Dr Hélène Fron-Chabouis, pour faire le tour du monde en vélo couché

Un jour d’avril 2008, raconte le Dr Hélène Fron-Chabouis. son amoureux, – au­jourd’hui son mari -, lui demande : « Hélène, veux tu faire le tour du monde à vélo avec moi ? » Elle dit oui. « En vélo couché ? ». précise-t-il. Ce sera oui. L’engin, une fois testé, est approuvé. Reste un « détail » : en 2008, Hélène Fron-Chabouis est en dernière année de dentaire à l’université Paris-Descartes. Avant de partir, elle doit boucler sa thèse. « J’ai mis les bouchées doubles, revu à la baisse mes ambitions, et j’ai réussi à soutenir. Nous sommes partis une se­maine après, mi-août, de Notre-Dame à Paris. »

Arrivés à Athènes, ils prennent début novembre des billets d’avion tour du monde. Direction l’hémisphère Sud, pour ne plus subir la durée déclinante du jour. Australie, Nouvelle-Zélande, Patagonie. Puis ils rallient le nord-est du Québec depuis le sud des États-Unis. Ils passent par Londres, avant de reve­nir symboliquement à Paris. escortés de quelques amis. « Nous avons fait exprès de rentrer en août [2019] : il faisait en­core beau, on pouvait profiter de nos amis avant la rentrée … Du coup, les conditions du retour ont été assez cool. Mais mon mari a eu un coup de blues à l’automne, au moment de sa recherche d’emploi. » Ce break d’un an, elle ne l’a jamais vu comme pénalisant pour sa carrière, convaincue « qu’en faisant ce qui nous rend heureux, on trouve toujours les ressources pour rebondir ». Il lui a permis.
entre autres, de mûrir ses choix professionnels : c’est au cours du voyage que son cœur a penché en faveur de la voie hospitalo-universitaire et non d’un exercice libéral classique. Elle est aujourd’hui MCUPH(1) à Paris-Descartes. Ce break lui a aussi fait reconsidérer son rythme de vie. « Pour la naissance de mon deuxième enfant, j’ai eu envie de prendre le temps. Je fais donc de nouveau un break dans ma carrière. Je suis en congé parental, en Corse. »

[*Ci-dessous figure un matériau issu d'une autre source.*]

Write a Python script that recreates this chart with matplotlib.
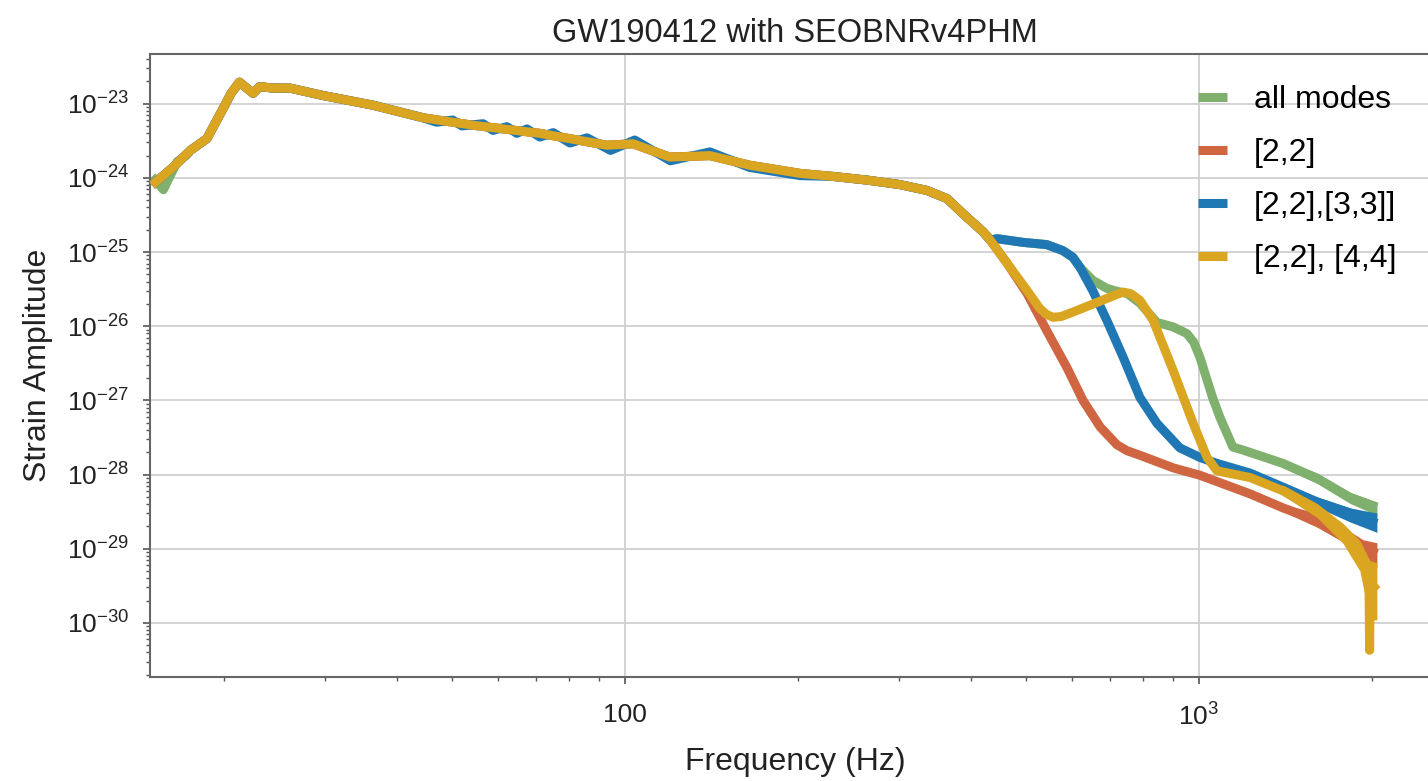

(1) Maître de conférences des universités praticien hospitalier

En libéral, que fait-on de son cabinet ?


– Vendre le cabinet : C’est l’option choisie par les Docteurs Emmanuelle et Bernard Chopier, pour financer leur tour du monde. Radical, certes.

– Vous faire remplacer : C’est approprié quand le congé est d’une durée relativement courte (quelques mois). Les conditions sont encadrées par l’article R.4127-275 du Code de la santé publique. Le remplaçant peut exercer en tant que libéral ou en tant que salarié.

– Opter pour une gérance pour congé sabbatique : Cela équivaut à un remplacement d’un praticien cessant provisoirement toute activité pour convenance personnelle. Ce n’est pas qu’une simple substitution de praticien dans l’accomplissement des soins. Par ce contrat, le titulaire donne à son remplaçant (le gérant) la gérance des éléments corporels (matériel) et incorporels (patientèle, bail. etc.), composant son cabinet.

Les modèles de contrats sont disponibles sur le site de l’ONCD dans la rubrique « Tous les contrats ».